--- Data lines ---
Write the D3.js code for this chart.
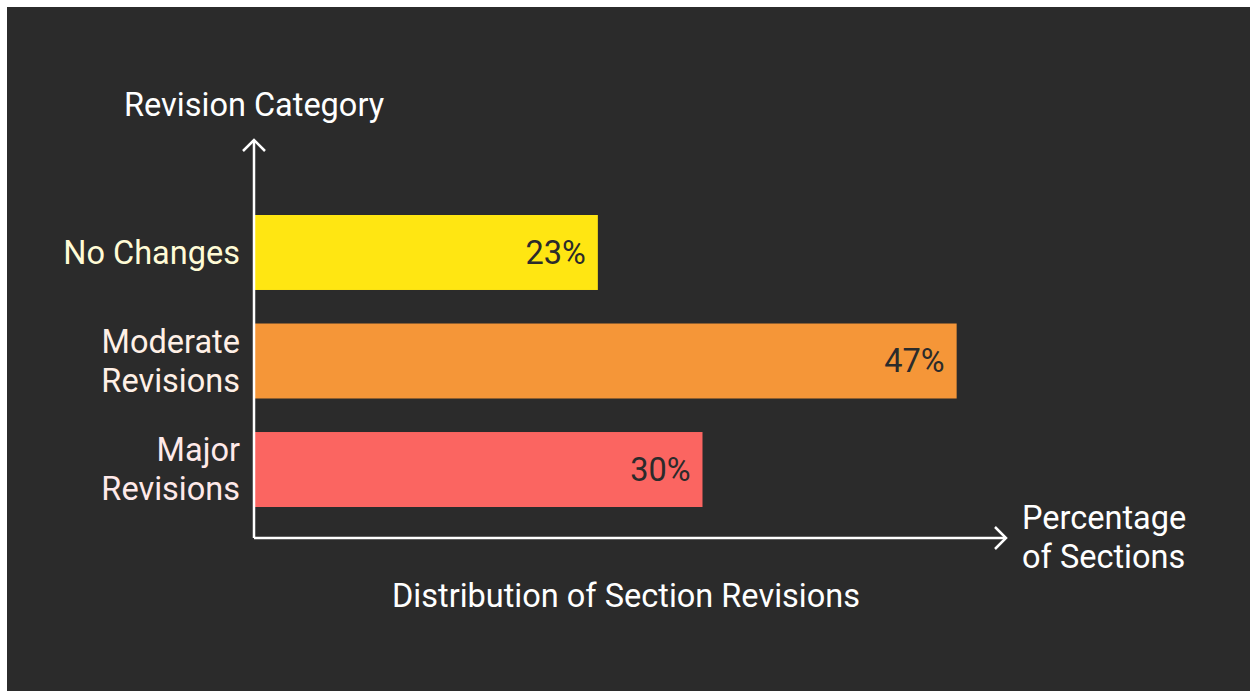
<!DOCTYPE html>
<html>
<head>
<meta charset="utf-8">
<script src="https://cdn.jsdelivr.net/npm/d3@7"></script>
<style>
  html, body { margin: 0; padding: 0; background: #ffffff; }
  svg { display: block; }
  text { font-family: Roboto, "Noto Sans", sans-serif; }
</style>
</head>
<body>
<svg id="chart"></svg>
<script>
// chart data
var categories = ["No Changes", "Moderate Revisions", "Major Revisions"];
var labelLines = [["No Changes"], ["Moderate", "Revisions"], ["Major", "Revisions"]];
var values = [23, 47, 30];
var barColors = ["#ffe612", "#f59638", "#fb6561"];
var labelColors = ["#fffbd6", "#fff0e6", "#ffe9e9"];

var width = 1250, height = 691;
var fs = 32.5;
var svg = d3.select("#chart").attr("width", width).attr("height", height);

// dark panel
svg.append("rect")
    .attr("x", 7).attr("y", 7)
    .attr("width", width - 7).attr("height", height - 7)
    .attr("fill", "#2b2b2b");

var x0 = 254, yAxisBottom = 538;

var x = d3.scaleLinear()
    .domain([0, 50])
    .range([x0, x0 + 747.5]);

var y = d3.scaleBand()
    .domain(categories)
    .range([215, 507])
    .paddingInner(0.309)
    .paddingOuter(0);

// bars
svg.append("g")
    .selectAll("rect")
    .data(values)
    .join("rect")
    .attr("x", x(0) + 1)
    .attr("y", (d, i) => y(categories[i]))
    .attr("width", d => x(d) - x(0) - 1)
    .attr("height", y.bandwidth())
    .attr("fill", (d, i) => barColors[i]);

// value labels
svg.append("g")
    .selectAll("text")
    .data(values)
    .join("text")
    .attr("x", d => x(d) - 12)
    .attr("y", (d, i) => y(categories[i]) + y.bandwidth() / 2)
    .attr("dy", "0.35em")
    .attr("text-anchor", "end")
    .attr("font-size", fs)
    .attr("fill", "#2b2b2b")
    .text(d => d + "%");

// category labels
var lab = svg.append("g")
    .selectAll("text")
    .data(categories)
    .join("text")
    .attr("text-anchor", "end")
    .attr("font-size", fs)
    .attr("fill", (d, i) => labelColors[i]);

lab.each(function(d, i) {
    var lines = labelLines[i];
    var cy = y(d) + y.bandwidth() / 2;
    var lh = 39;
    var start = cy - (lines.length - 1) * lh / 2;
    d3.select(this).selectAll("tspan")
        .data(lines)
        .join("tspan")
        .attr("x", 240)
        .attr("y", (t, j) => start + j * lh)
        .attr("dy", "0.35em")
        .text(t => t);
});

// axes with open arrow heads
var axisColor = "#ffffff";
svg.append("line")
    .attr("x1", x0).attr("y1", yAxisBottom)
    .attr("x2", x0).attr("y2", 140)
    .attr("stroke", axisColor).attr("stroke-width", 2.5);
svg.append("path")
    .attr("d", "M" + (x0 - 11) + ",151 L" + x0 + ",140 L" + (x0 + 11) + ",151")
    .attr("fill", "none").attr("stroke", axisColor).attr("stroke-width", 2.5);

svg.append("line")
    .attr("x1", x0).attr("y1", yAxisBottom)
    .attr("x2", 1006).attr("y2", yAxisBottom)
    .attr("stroke", axisColor).attr("stroke-width", 2.5);
svg.append("path")
    .attr("d", "M995," + (yAxisBottom - 11) + " L1006," + yAxisBottom + " L995," + (yAxisBottom + 11))
    .attr("fill", "none").attr("stroke", axisColor).attr("stroke-width", 2.5);

// axis titles
svg.append("text")
    .attr("x", 124).attr("y", 105)
    .attr("dy", "0.35em")
    .attr("font-size", fs)
    .attr("fill", "#ffffff")
    .text("Revision Category");

svg.append("text")
    .selectAll("tspan")
    .data(["Percentage", "of Sections"])
    .join("tspan")
    .attr("x", 1022)
    .attr("y", (d, i) => 518 + i * 39)
    .attr("dy", "0.35em")
    .attr("font-size", fs)
    .attr("fill", "#ffffff")
    .text(d => d);

svg.append("text")
    .attr("x", 626).attr("y", 596)
    .attr("dy", "0.35em")
    .attr("text-anchor", "middle")
    .attr("font-size", fs)
    .attr("fill", "#ffffff")
    .text("Distribution of Section Revisions");
</script>
</body>
</html>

--- Objective ---
Quote in full the listing given above; the images are to be left out.

--- Correct result ---
Write the D3.js code for this chart.
<!DOCTYPE html>
<html>
<head>
<meta charset="utf-8">
<script src="https://cdn.jsdelivr.net/npm/d3@7"></script>
<style>
  html, body { margin: 0; padding: 0; background: #ffffff; }
  svg { display: block; }
  text { font-family: Roboto, "Noto Sans", sans-serif; }
</style>
</head>
<body>
<svg id="chart"></svg>
<script>
// chart data
var categories = ["No Changes", "Moderate Revisions", "Major Revisions"];
var labelLines = [["No Changes"], ["Moderate", "Revisions"], ["Major", "Revisions"]];
var values = [23, 47, 30];
var barColors = ["#ffe612", "#f59638", "#fb6561"];
var labelColors = ["#fffbd6", "#fff0e6", "#ffe9e9"];

var width = 1250, height = 691;
var fs = 32.5;
var svg = d3.select("#chart").attr("width", width).attr("height", height);

// dark panel
svg.append("rect")
    .attr("x", 7).attr("y", 7)
    .attr("width", width - 7).attr("height", height - 7)
    .attr("fill", "#2b2b2b");

var x0 = 254, yAxisBottom = 538;

var x = d3.scaleLinear()
    .domain([0, 50])
    .range([x0, x0 + 747.5]);

var y = d3.scaleBand()
    .domain(categories)
    .range([215, 507])
    .paddingInner(0.309)
    .paddingOuter(0);

// bars
svg.append("g")
    .selectAll("rect")
    .data(values)
    .join("rect")
    .attr("x", x(0) + 1)
    .attr("y", (d, i) => y(categories[i]))
    .attr("width", d => x(d) - x(0) - 1)
    .attr("height", y.bandwidth())
    .attr("fill", (d, i) => barColors[i]);

// value labels
svg.append("g")
    .selectAll("text")
    .data(values)
    .join("text")
    .attr("x", d => x(d) - 12)
    .attr("y", (d, i) => y(categories[i]) + y.bandwidth() / 2)
    .attr("dy", "0.35em")
    .attr("text-anchor", "end")
    .attr("font-size", fs)
    .attr("fill", "#2b2b2b")
    .text(d => d + "%");

// category labels
var lab = svg.append("g")
    .selectAll("text")
    .data(categories)
    .join("text")
    .attr("text-anchor", "end")
    .attr("font-size", fs)
    .attr("fill", (d, i) => labelColors[i]);

lab.each(function(d, i) {
    var lines = labelLines[i];
    var cy = y(d) + y.bandwidth() / 2;
    var lh = 39;
    var start = cy - (lines.length - 1) * lh / 2;
    d3.select(this).selectAll("tspan")
        .data(lines)
        .join("tspan")
        .attr("x", 240)
        .attr("y", (t, j) => start + j * lh)
        .attr("dy", "0.35em")
        .text(t => t);
});

// axes with open arrow heads
var axisColor = "#ffffff";
svg.append("line")
    .attr("x1", x0).attr("y1", yAxisBottom)
    .attr("x2", x0).attr("y2", 140)
    .attr("stroke", axisColor).attr("stroke-width", 2.5);
svg.append("path")
    .attr("d", "M" + (x0 - 11) + ",151 L" + x0 + ",140 L" + (x0 + 11) + ",151")
    .attr("fill", "none").attr("stroke", axisColor).attr("stroke-width", 2.5);

svg.append("line")
    .attr("x1", x0).attr("y1", yAxisBottom)
    .attr("x2", 1006).attr("y2", yAxisBottom)
    .attr("stroke", axisColor).attr("stroke-width", 2.5);
svg.append("path")
    .attr("d", "M995," + (yAxisBottom - 11) + " L1006," + yAxisBottom + " L995," + (yAxisBottom + 11))
    .attr("fill", "none").attr("stroke", axisColor).attr("stroke-width", 2.5);

// axis titles
svg.append("text")
    .attr("x", 124).attr("y", 105)
    .attr("dy", "0.35em")
    .attr("font-size", fs)
    .attr("fill", "#ffffff")
    .text("Revision Category");

svg.append("text")
    .selectAll("tspan")
    .data(["Percentage", "of Sections"])
    .join("tspan")
    .attr("x", 1022)
    .attr("y", (d, i) => 518 + i * 39)
    .attr("dy", "0.35em")
    .attr("font-size", fs)
    .attr("fill", "#ffffff")
    .text(d => d);

svg.append("text")
    .attr("x", 626).attr("y", 596)
    .attr("dy", "0.35em")
    .attr("text-anchor", "middle")
    .attr("font-size", fs)
    .attr("fill", "#ffffff")
    .text("Distribution of Section Revisions");
</script>
</body>
</html>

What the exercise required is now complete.